Information provided —
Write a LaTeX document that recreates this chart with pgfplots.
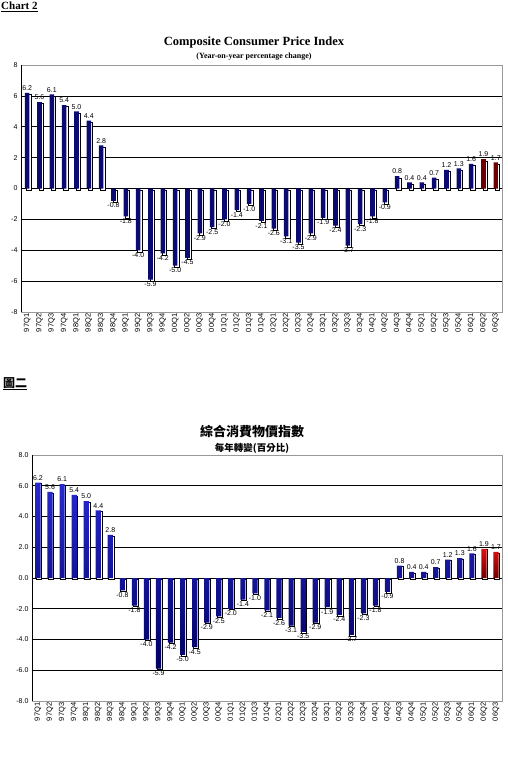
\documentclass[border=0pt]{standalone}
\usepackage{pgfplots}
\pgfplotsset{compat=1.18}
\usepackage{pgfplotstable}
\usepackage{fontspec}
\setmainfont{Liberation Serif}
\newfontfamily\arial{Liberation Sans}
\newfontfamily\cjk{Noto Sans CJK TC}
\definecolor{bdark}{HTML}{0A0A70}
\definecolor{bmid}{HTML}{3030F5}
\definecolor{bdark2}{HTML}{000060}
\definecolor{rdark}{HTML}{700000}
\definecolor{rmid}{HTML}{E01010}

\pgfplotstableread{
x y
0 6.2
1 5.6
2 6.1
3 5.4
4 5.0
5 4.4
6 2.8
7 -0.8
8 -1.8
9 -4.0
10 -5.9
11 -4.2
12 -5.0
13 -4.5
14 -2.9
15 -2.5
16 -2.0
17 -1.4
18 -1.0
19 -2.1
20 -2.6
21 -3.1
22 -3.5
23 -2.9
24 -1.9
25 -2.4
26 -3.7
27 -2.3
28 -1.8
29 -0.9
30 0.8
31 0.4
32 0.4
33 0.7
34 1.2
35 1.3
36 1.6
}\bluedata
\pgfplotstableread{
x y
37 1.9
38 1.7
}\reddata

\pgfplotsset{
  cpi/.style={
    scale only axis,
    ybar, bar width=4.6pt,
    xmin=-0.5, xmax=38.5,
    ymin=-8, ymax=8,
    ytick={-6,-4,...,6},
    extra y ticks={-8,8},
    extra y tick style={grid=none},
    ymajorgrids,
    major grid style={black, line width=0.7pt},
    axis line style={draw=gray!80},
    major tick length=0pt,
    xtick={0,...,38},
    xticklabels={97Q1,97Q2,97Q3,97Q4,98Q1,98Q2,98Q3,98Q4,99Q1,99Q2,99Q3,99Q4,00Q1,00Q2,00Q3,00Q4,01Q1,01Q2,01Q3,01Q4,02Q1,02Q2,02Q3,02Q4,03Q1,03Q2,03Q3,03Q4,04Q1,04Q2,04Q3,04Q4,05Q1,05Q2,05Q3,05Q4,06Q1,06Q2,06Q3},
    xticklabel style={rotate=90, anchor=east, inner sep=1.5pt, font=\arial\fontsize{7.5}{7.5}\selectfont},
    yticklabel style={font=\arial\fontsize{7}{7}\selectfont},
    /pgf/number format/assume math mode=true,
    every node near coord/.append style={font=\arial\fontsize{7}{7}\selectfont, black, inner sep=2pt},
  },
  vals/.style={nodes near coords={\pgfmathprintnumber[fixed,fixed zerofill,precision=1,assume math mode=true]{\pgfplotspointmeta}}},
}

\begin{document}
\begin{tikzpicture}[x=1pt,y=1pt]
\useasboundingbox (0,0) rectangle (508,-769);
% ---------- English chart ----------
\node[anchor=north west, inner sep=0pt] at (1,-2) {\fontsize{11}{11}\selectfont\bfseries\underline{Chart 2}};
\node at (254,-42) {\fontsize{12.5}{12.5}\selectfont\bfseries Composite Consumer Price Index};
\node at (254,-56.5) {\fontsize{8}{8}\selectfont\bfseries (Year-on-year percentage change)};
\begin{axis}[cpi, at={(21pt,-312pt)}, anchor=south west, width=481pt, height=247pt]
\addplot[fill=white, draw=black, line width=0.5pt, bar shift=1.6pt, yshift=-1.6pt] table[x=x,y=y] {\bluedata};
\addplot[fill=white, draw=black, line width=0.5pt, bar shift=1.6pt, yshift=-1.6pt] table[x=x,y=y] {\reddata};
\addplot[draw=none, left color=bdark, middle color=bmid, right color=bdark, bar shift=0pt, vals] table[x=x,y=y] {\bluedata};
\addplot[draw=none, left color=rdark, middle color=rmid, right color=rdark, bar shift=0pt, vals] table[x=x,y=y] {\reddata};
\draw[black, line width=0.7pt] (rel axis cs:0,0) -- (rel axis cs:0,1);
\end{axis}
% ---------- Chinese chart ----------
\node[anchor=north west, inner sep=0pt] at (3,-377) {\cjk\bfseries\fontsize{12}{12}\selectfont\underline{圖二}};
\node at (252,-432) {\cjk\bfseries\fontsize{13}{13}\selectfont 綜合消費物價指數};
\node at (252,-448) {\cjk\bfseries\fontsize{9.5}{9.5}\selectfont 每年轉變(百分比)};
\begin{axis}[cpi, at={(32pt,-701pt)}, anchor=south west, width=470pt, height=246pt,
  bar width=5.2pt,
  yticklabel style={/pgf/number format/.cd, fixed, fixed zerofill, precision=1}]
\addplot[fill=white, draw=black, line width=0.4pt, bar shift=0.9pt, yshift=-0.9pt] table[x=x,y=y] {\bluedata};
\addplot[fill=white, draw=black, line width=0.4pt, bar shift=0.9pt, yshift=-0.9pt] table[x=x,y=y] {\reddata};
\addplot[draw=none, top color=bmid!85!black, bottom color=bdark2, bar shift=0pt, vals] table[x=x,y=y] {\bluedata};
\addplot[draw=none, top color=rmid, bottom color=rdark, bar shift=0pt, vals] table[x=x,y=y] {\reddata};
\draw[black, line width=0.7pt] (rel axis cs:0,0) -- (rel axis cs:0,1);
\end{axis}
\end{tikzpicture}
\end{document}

Task prompt — Take the listing above and restate it word for word, without its pictures.

Task output —
Write a LaTeX document that recreates this chart with pgfplots.
\documentclass[border=0pt]{standalone}
\usepackage{pgfplots}
\pgfplotsset{compat=1.18}
\usepackage{pgfplotstable}
\usepackage{fontspec}
\setmainfont{Liberation Serif}
\newfontfamily\arial{Liberation Sans}
\newfontfamily\cjk{Noto Sans CJK TC}
\definecolor{bdark}{HTML}{0A0A70}
\definecolor{bmid}{HTML}{3030F5}
\definecolor{bdark2}{HTML}{000060}
\definecolor{rdark}{HTML}{700000}
\definecolor{rmid}{HTML}{E01010}

\pgfplotstableread{
x y
0 6.2
1 5.6
2 6.1
3 5.4
4 5.0
5 4.4
6 2.8
7 -0.8
8 -1.8
9 -4.0
10 -5.9
11 -4.2
12 -5.0
13 -4.5
14 -2.9
15 -2.5
16 -2.0
17 -1.4
18 -1.0
19 -2.1
20 -2.6
21 -3.1
22 -3.5
23 -2.9
24 -1.9
25 -2.4
26 -3.7
27 -2.3
28 -1.8
29 -0.9
30 0.8
31 0.4
32 0.4
33 0.7
34 1.2
35 1.3
36 1.6
}\bluedata
\pgfplotstableread{
x y
37 1.9
38 1.7
}\reddata

\pgfplotsset{
  cpi/.style={
    scale only axis,
    ybar, bar width=4.6pt,
    xmin=-0.5, xmax=38.5,
    ymin=-8, ymax=8,
    ytick={-6,-4,...,6},
    extra y ticks={-8,8},
    extra y tick style={grid=none},
    ymajorgrids,
    major grid style={black, line width=0.7pt},
    axis line style={draw=gray!80},
    major tick length=0pt,
    xtick={0,...,38},
    xticklabels={97Q1,97Q2,97Q3,97Q4,98Q1,98Q2,98Q3,98Q4,99Q1,99Q2,99Q3,99Q4,00Q1,00Q2,00Q3,00Q4,01Q1,01Q2,01Q3,01Q4,02Q1,02Q2,02Q3,02Q4,03Q1,03Q2,03Q3,03Q4,04Q1,04Q2,04Q3,04Q4,05Q1,05Q2,05Q3,05Q4,06Q1,06Q2,06Q3},
    xticklabel style={rotate=90, anchor=east, inner sep=1.5pt, font=\arial\fontsize{7.5}{7.5}\selectfont},
    yticklabel style={font=\arial\fontsize{7}{7}\selectfont},
    /pgf/number format/assume math mode=true,
    every node near coord/.append style={font=\arial\fontsize{7}{7}\selectfont, black, inner sep=2pt},
  },
  vals/.style={nodes near coords={\pgfmathprintnumber[fixed,fixed zerofill,precision=1,assume math mode=true]{\pgfplotspointmeta}}},
}

\begin{document}
\begin{tikzpicture}[x=1pt,y=1pt]
\useasboundingbox (0,0) rectangle (508,-769);
% ---------- English chart ----------
\node[anchor=north west, inner sep=0pt] at (1,-2) {\fontsize{11}{11}\selectfont\bfseries\underline{Chart 2}};
\node at (254,-42) {\fontsize{12.5}{12.5}\selectfont\bfseries Composite Consumer Price Index};
\node at (254,-56.5) {\fontsize{8}{8}\selectfont\bfseries (Year-on-year percentage change)};
\begin{axis}[cpi, at={(21pt,-312pt)}, anchor=south west, width=481pt, height=247pt]
\addplot[fill=white, draw=black, line width=0.5pt, bar shift=1.6pt, yshift=-1.6pt] table[x=x,y=y] {\bluedata};
\addplot[fill=white, draw=black, line width=0.5pt, bar shift=1.6pt, yshift=-1.6pt] table[x=x,y=y] {\reddata};
\addplot[draw=none, left color=bdark, middle color=bmid, right color=bdark, bar shift=0pt, vals] table[x=x,y=y] {\bluedata};
\addplot[draw=none, left color=rdark, middle color=rmid, right color=rdark, bar shift=0pt, vals] table[x=x,y=y] {\reddata};
\draw[black, line width=0.7pt] (rel axis cs:0,0) -- (rel axis cs:0,1);
\end{axis}
% ---------- Chinese chart ----------
\node[anchor=north west, inner sep=0pt] at (3,-377) {\cjk\bfseries\fontsize{12}{12}\selectfont\underline{圖二}};
\node at (252,-432) {\cjk\bfseries\fontsize{13}{13}\selectfont 綜合消費物價指數};
\node at (252,-448) {\cjk\bfseries\fontsize{9.5}{9.5}\selectfont 每年轉變(百分比)};
\begin{axis}[cpi, at={(32pt,-701pt)}, anchor=south west, width=470pt, height=246pt,
  bar width=5.2pt,
  yticklabel style={/pgf/number format/.cd, fixed, fixed zerofill, precision=1}]
\addplot[fill=white, draw=black, line width=0.4pt, bar shift=0.9pt, yshift=-0.9pt] table[x=x,y=y] {\bluedata};
\addplot[fill=white, draw=black, line width=0.4pt, bar shift=0.9pt, yshift=-0.9pt] table[x=x,y=y] {\reddata};
\addplot[draw=none, top color=bmid!85!black, bottom color=bdark2, bar shift=0pt, vals] table[x=x,y=y] {\bluedata};
\addplot[draw=none, top color=rmid, bottom color=rdark, bar shift=0pt, vals] table[x=x,y=y] {\reddata};
\draw[black, line width=0.7pt] (rel axis cs:0,0) -- (rel axis cs:0,1);
\end{axis}
\end{tikzpicture}
\end{document}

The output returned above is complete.